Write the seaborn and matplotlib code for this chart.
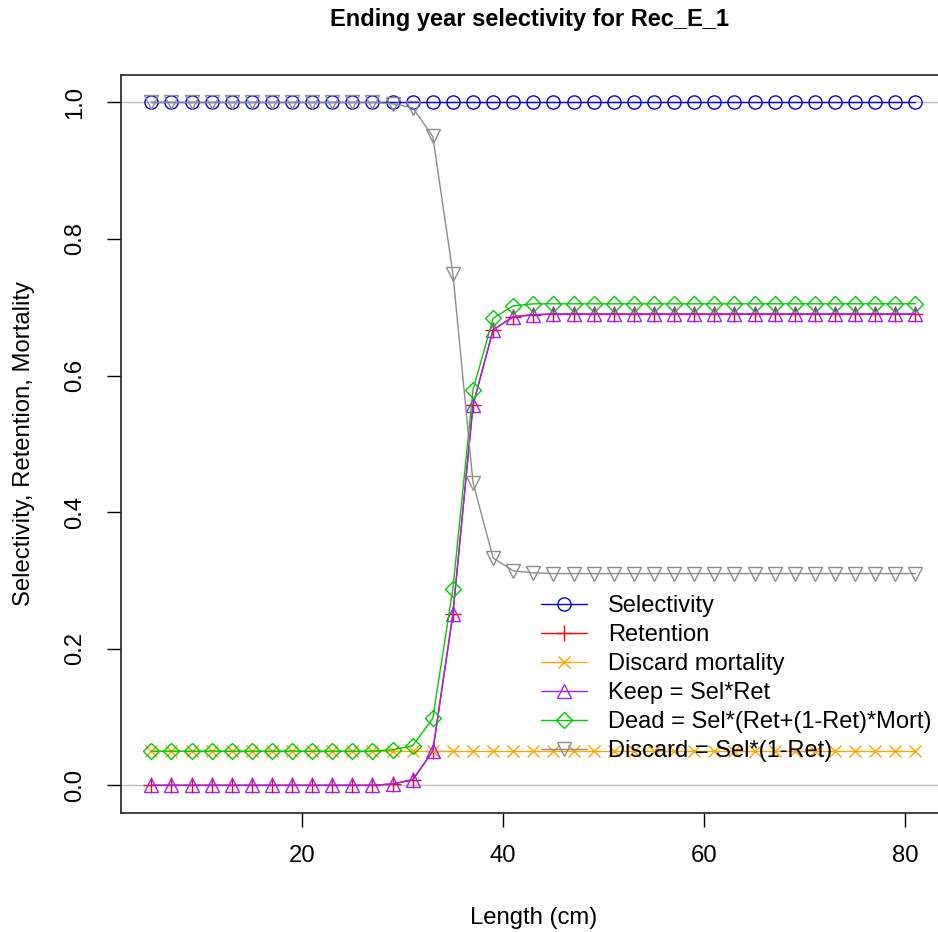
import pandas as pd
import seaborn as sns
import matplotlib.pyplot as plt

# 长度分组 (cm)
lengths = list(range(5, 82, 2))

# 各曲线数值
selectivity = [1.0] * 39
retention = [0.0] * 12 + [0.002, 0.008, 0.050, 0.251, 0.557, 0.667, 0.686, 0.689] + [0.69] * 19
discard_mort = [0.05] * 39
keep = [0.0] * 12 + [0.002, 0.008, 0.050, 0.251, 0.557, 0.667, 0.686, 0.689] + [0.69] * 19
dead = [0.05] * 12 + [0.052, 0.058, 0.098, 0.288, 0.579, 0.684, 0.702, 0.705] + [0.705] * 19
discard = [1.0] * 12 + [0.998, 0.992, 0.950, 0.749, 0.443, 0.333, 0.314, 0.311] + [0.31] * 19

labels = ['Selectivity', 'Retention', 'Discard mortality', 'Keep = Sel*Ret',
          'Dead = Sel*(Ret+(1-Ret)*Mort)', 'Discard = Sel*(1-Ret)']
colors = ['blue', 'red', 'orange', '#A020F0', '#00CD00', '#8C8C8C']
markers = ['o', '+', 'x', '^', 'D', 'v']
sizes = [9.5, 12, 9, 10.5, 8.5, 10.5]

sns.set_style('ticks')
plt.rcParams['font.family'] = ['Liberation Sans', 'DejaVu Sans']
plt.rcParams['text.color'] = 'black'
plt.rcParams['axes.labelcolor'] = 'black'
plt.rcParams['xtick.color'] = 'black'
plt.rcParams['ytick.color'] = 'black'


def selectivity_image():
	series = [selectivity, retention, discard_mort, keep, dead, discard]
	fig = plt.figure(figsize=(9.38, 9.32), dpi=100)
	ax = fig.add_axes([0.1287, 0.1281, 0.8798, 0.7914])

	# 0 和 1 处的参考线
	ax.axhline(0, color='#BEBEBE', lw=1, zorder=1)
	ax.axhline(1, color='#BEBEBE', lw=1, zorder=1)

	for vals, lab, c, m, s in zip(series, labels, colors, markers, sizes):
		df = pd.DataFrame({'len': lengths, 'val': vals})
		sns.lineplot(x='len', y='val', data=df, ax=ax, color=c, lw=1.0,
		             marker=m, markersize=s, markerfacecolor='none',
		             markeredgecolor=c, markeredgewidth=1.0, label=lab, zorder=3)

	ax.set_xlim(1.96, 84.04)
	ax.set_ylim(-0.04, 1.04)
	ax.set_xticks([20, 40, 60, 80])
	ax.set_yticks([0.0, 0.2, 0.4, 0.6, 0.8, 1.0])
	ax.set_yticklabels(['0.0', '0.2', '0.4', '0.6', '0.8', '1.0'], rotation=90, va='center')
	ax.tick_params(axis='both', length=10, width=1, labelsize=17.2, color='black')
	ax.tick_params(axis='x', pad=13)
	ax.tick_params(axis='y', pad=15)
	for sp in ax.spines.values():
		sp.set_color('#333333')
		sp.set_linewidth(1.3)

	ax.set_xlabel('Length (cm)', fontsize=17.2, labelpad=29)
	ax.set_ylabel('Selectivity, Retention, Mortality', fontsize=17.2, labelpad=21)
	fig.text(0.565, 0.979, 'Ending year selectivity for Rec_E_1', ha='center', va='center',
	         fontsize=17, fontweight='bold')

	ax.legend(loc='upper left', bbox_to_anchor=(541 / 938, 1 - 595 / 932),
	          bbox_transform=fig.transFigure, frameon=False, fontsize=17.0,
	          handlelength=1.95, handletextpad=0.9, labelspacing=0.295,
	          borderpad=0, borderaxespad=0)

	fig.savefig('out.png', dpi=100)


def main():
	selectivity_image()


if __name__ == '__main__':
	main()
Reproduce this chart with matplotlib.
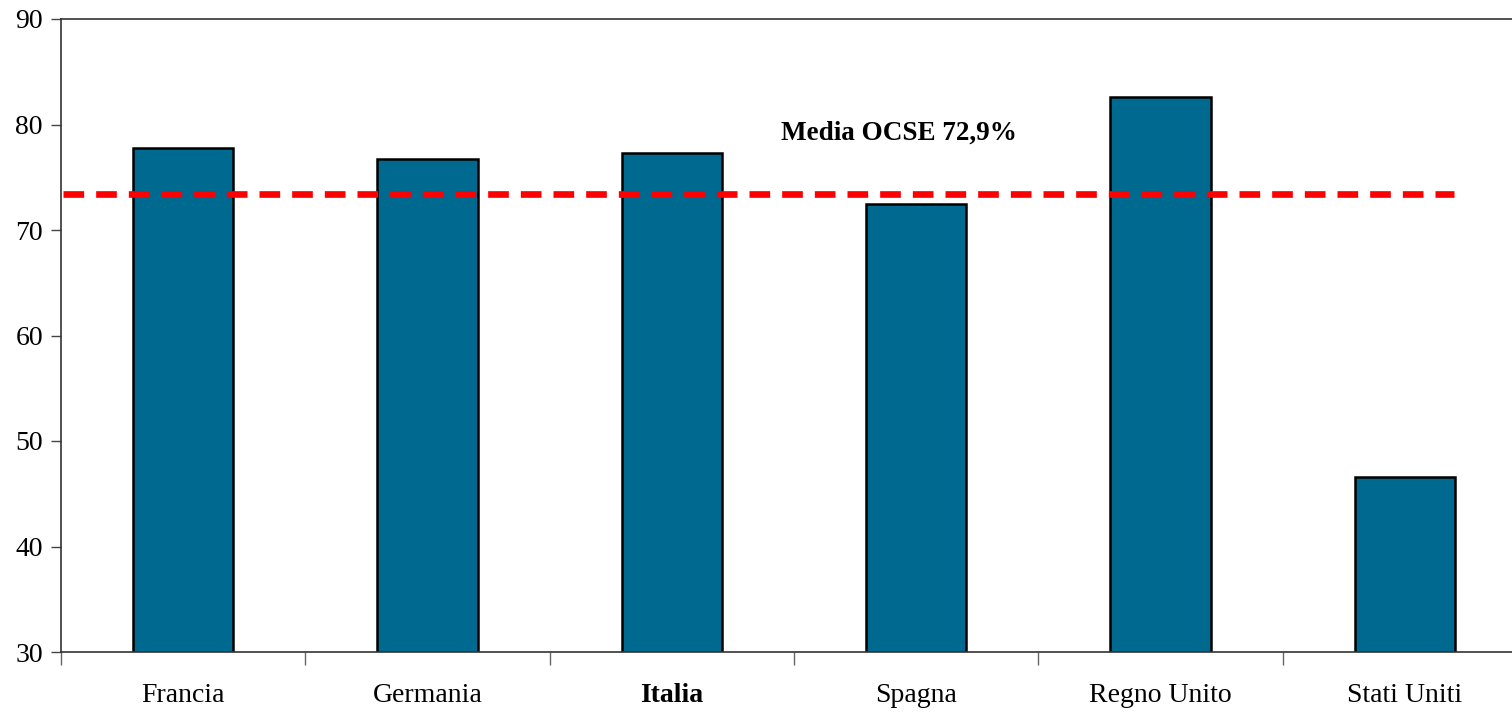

• [YOUR TASK]:
Extract the lines exactly, please: the first line of the listing, the line with "markeredgecolor=c, markeredgewidth=1.0, label=lab, zorder=3)", and every line between them, but no pictures.

• [RESPONSE]:
Write the seaborn and matplotlib code for this chart.
import pandas as pd
import seaborn as sns
import matplotlib.pyplot as plt

# 长度分组 (cm)
lengths = list(range(5, 82, 2))

# 各曲线数值
selectivity = [1.0] * 39
retention = [0.0] * 12 + [0.002, 0.008, 0.050, 0.251, 0.557, 0.667, 0.686, 0.689] + [0.69] * 19
discard_mort = [0.05] * 39
keep = [0.0] * 12 + [0.002, 0.008, 0.050, 0.251, 0.557, 0.667, 0.686, 0.689] + [0.69] * 19
dead = [0.05] * 12 + [0.052, 0.058, 0.098, 0.288, 0.579, 0.684, 0.702, 0.705] + [0.705] * 19
discard = [1.0] * 12 + [0.998, 0.992, 0.950, 0.749, 0.443, 0.333, 0.314, 0.311] + [0.31] * 19

labels = ['Selectivity', 'Retention', 'Discard mortality', 'Keep = Sel*Ret',
          'Dead = Sel*(Ret+(1-Ret)*Mort)', 'Discard = Sel*(1-Ret)']
colors = ['blue', 'red', 'orange', '#A020F0', '#00CD00', '#8C8C8C']
markers = ['o', '+', 'x', '^', 'D', 'v']
sizes = [9.5, 12, 9, 10.5, 8.5, 10.5]

sns.set_style('ticks')
plt.rcParams['font.family'] = ['Liberation Sans', 'DejaVu Sans']
plt.rcParams['text.color'] = 'black'
plt.rcParams['axes.labelcolor'] = 'black'
plt.rcParams['xtick.color'] = 'black'
plt.rcParams['ytick.color'] = 'black'


def selectivity_image():
	series = [selectivity, retention, discard_mort, keep, dead, discard]
	fig = plt.figure(figsize=(9.38, 9.32), dpi=100)
	ax = fig.add_axes([0.1287, 0.1281, 0.8798, 0.7914])

	# 0 和 1 处的参考线
	ax.axhline(0, color='#BEBEBE', lw=1, zorder=1)
	ax.axhline(1, color='#BEBEBE', lw=1, zorder=1)

	for vals, lab, c, m, s in zip(series, labels, colors, markers, sizes):
		df = pd.DataFrame({'len': lengths, 'val': vals})
		sns.lineplot(x='len', y='val', data=df, ax=ax, color=c, lw=1.0,
		             marker=m, markersize=s, markerfacecolor='none',
		             markeredgecolor=c, markeredgewidth=1.0, label=lab, zorder=3)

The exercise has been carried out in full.